Sunday, April 15, 2012

Pepper Seedlings Turning Yellow UPDATE

I posted a couple of weeks ago about how my once healthy pepper seedlings were starting to turn yellow. They started out a rich green, then developed purple spots on the leaves and then started to turn yellow.


I did some research and found a variety of reasons why this might happen. Luckily most of the reasons were not disease related.

 Possible causes:
- Watering with chlorinated water.
- Over watering causing nutrient deficiencies or excess nitrogen absorption.
- Too much light (from florescent lights indoors) causing a phosphorus deficiency.

Purple spots on leaves and the stem is usually a sign of a phosphorus deficiency.
Yellowing leaves are usually a sign of a excess nitrogen.

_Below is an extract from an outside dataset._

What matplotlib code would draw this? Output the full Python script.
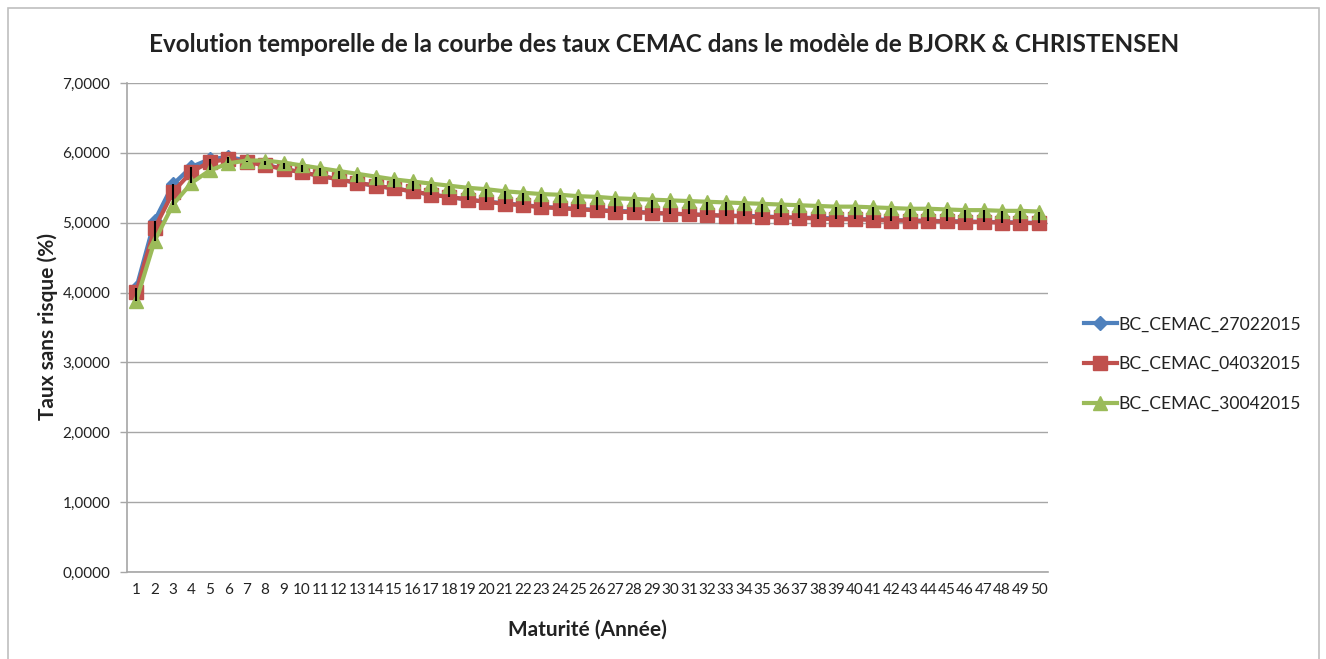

I decided to leave most of the plants alone and see what happened over time. With these plants I stopped watering them until the soil was dry. Then I only watered with non-chlorinated water. I filled a jug with tap water and then let it sit out overnight so that the chlorine would evaporate.

I chose 3 plants as test subjects to see if a different treatment would make a difference. I removed the 3 plants from their pots and examined the roots. They looked healthy  but the soil felt pretty waterlogged. I carefully  shook most of the soil off of the roots and replaced it with new dry soil. The plants were watered with regular strength liquid kelp (made with non-chlorinated water). Before this watering the seedling had only been watered with 1/2 strength liquid kelp. I only gave the plants enough liquid to dampen the soil. Then they were set under the lights and were not watered again until the soil was very dry.

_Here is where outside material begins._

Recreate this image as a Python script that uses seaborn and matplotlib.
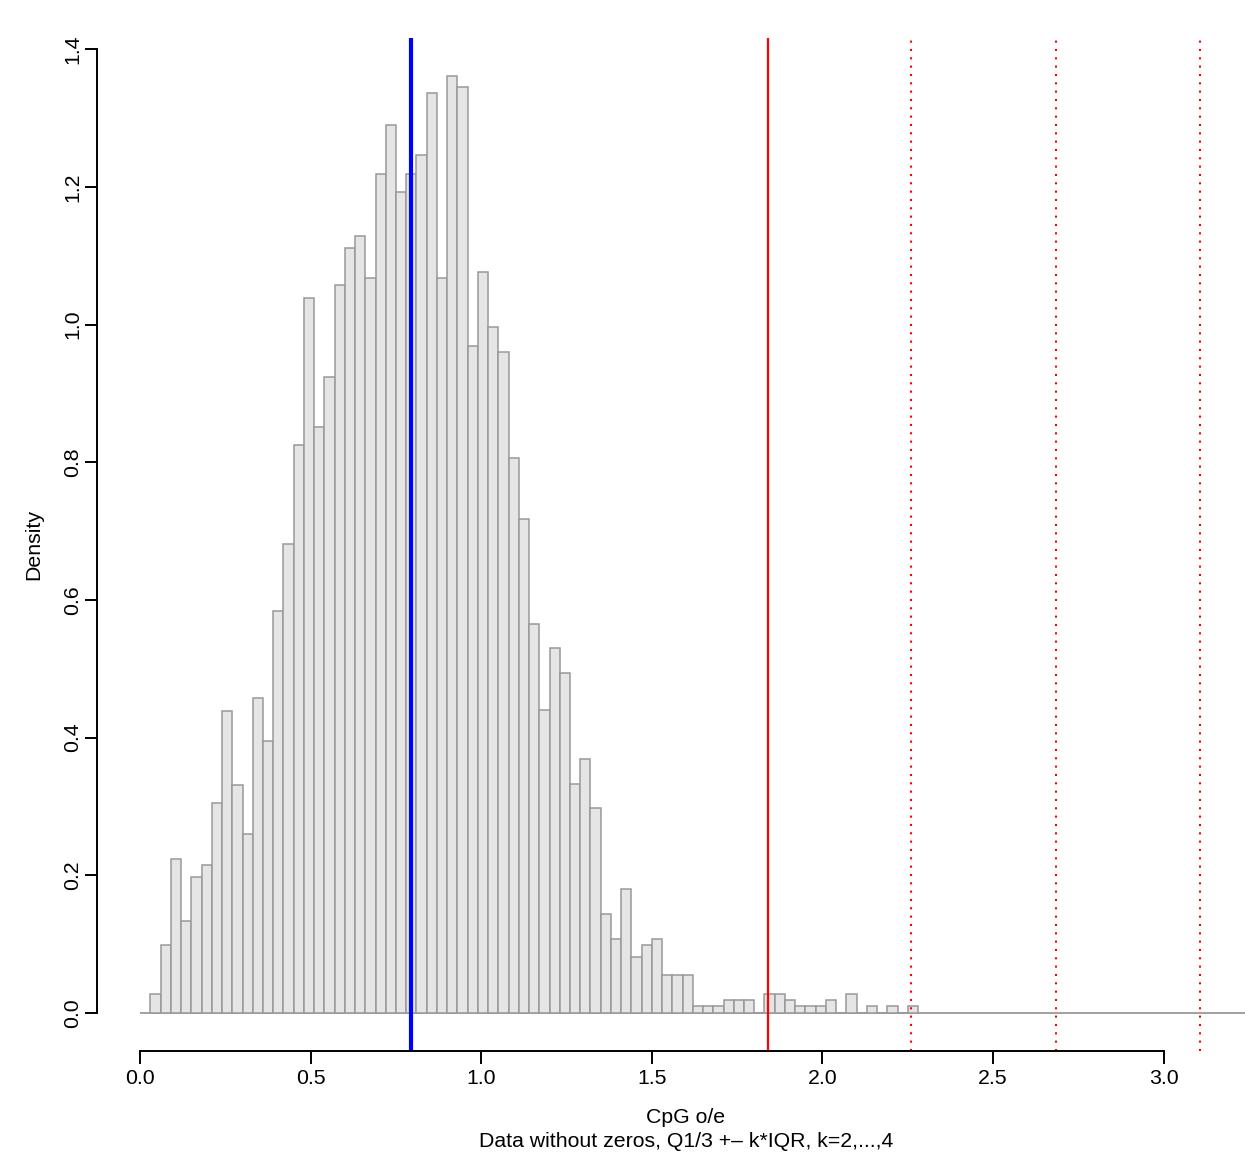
import numpy as np
import pandas as pd
import seaborn as sns
import matplotlib
matplotlib.use("Agg")
import matplotlib.pyplot as plt

# histogram: bins of 0.03 starting at 0.03, density per bin
bin_start = 0.03
bin_width = 0.03
density = [0.0276, 0.099, 0.224, 0.134, 0.197, 0.215, 0.3055, 0.439, 0.3315, 0.260,
           0.4575, 0.3946, 0.5836, 0.682, 0.8245, 1.0394, 0.8514, 0.9236, 1.058, 1.1117,
           1.1293, 1.0673, 1.2192, 1.2906, 1.1924, 1.2192, 1.246, 1.336, 1.0673, 1.362,
           1.345, 0.969, 1.0766, 0.996, 0.9598, 0.806, 0.718, 0.565, 0.44, 0.53,
           0.4937, 0.3324, 0.3686, 0.2973, 0.1434, 0.108, 0.1796, 0.0813, 0.0992, 0.108,
           0.0547, 0.0547, 0.0547, 0.0096, 0.0096, 0.0096, 0.0193, 0.0193, 0.0193, 0.0,
           0.0276, 0.0276, 0.0193, 0.0096, 0.0096, 0.0096, 0.0193, 0.0, 0.0276, 0.0,
           0.0096, 0.0, 0.0096, 0.0, 0.0096]

median_line = 0.794
fence_solid = 1.839
fence_dotted = [2.261, 2.684, 3.107]

xticks = [0.0, 0.5, 1.0, 1.5, 2.0, 2.5, 3.0]
yticks = [0.0, 0.2, 0.4, 0.6, 0.8, 1.0, 1.2, 1.4]

edges = bin_start + bin_width * np.arange(len(density) + 1)
df = pd.DataFrame({"mid": edges[:-1] + bin_width / 2, "dens": density})

sns.set_style("ticks")
plt.rcParams['font.family'] = ['Liberation Sans', 'DejaVu Sans']
plt.rcParams['text.color'] = 'black'
plt.rcParams['axes.labelcolor'] = 'black'

W, H = 1245, 1152
fs = 15.3
fig = plt.figure(figsize=(W / 100, H / 100), dpi=100)
ax = fig.add_axes([96.5 / W, 1 - 1050.5 / H, (1275.5 - 96.5) / W, (1050.5 - 38) / H])

sns.histplot(data=df, x="mid", weights="dens", bins=[float(e) for e in edges],
             stat="count", color="#e5e5e5", edgecolor="#999999", linewidth=1.1,
             alpha=1, ax=ax)
ax.hlines(0, 0, 3.5, color="#999999", lw=1.3, zorder=0.5)

ax.axvline(median_line, color="#0000ff", lw=3)
ax.axvline(fence_solid, color="#ff0000", lw=1.6)
for v in fence_dotted:
    ax.axvline(v, color="#ff0000", lw=1.5, linestyle=(0, (1, 3)))

ax.set_xlim(-0.128, 3.328)
ax.set_ylim(-0.0545, 1.4165)
ax.set_xticks(xticks)
ax.set_xticklabels([f"{t:.1f}" for t in xticks])
ax.set_yticks(yticks)
ax.set_yticklabels([f"{t:.1f}" for t in yticks], rotation=90, va="center", ha="right")
ax.tick_params(axis="both", length=9, width=1.4, colors="black", labelcolor="black",
               labelsize=fs)
ax.tick_params(axis="x", pad=4.5)
ax.tick_params(axis="y", pad=1)
ax.set_xlabel("")
ax.set_ylabel("")

for s in ["top", "right"]:
    ax.spines[s].set_visible(False)
ax.spines["left"].set_bounds(0, 1.4)
ax.spines["bottom"].set_bounds(0, 3.0)
for s in ["left", "bottom"]:
    ax.spines[s].set_linewidth(1.4)
    ax.spines[s].set_color("black")

fig.text(686 / W, 1 - 1122.7 / H, "CpG o/e", ha="center", va="baseline",
         fontsize=fs, color="black")
fig.text(686 / W, 1 - 1146.7 / H, "Data without zeros, Q1/3 +\u2013 k*IQR, k=2,...,4",
         ha="center", va="baseline", fontsize=fs, color="black")
fig.text(34 / W, 1 - 544 / H, "Density", rotation=90, ha="center", va="center",
         fontsize=fs, color="black")

fig.savefig("out.png", dpi=100)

No changes were made to the lighting set up.

After the first week all of the plants had leaves that were drying up and falling off, but also showed some new green growth on top.

After the second week (now), I am starting to see a big difference between the 2 groups of plants

Plants left alone:
- bottom leaves dried up and fell off.
- new leaf growth on top, but all of the leaves remained pale, curled and upright




The test subjects:
- bottom leaves dried up and fell off.
- at the beginning of the second week new healthy leaves formed and plants appear to be on the mend.




Because the test subject plants seem to be a success I repotted the remaining plants today and gave all of the peppers a drink of regular strength liquid kelp.
Hopefully they will all return to normal or at least be on the road to recovery in time for planting.

UPDATE 5/2/2012: I only bottom water my seedlings. Instead of watering by pouring water into the pot from above, instead fill a tray with water and allow the plants/ soil to absorb the water. This will help prevent the nutrients from being washed out of the soil.

1 comment:

  1. thank you ,this is the info i was looking for. I read somewhere about watering with water from the tap and switched to distilled water,seem to be doing better.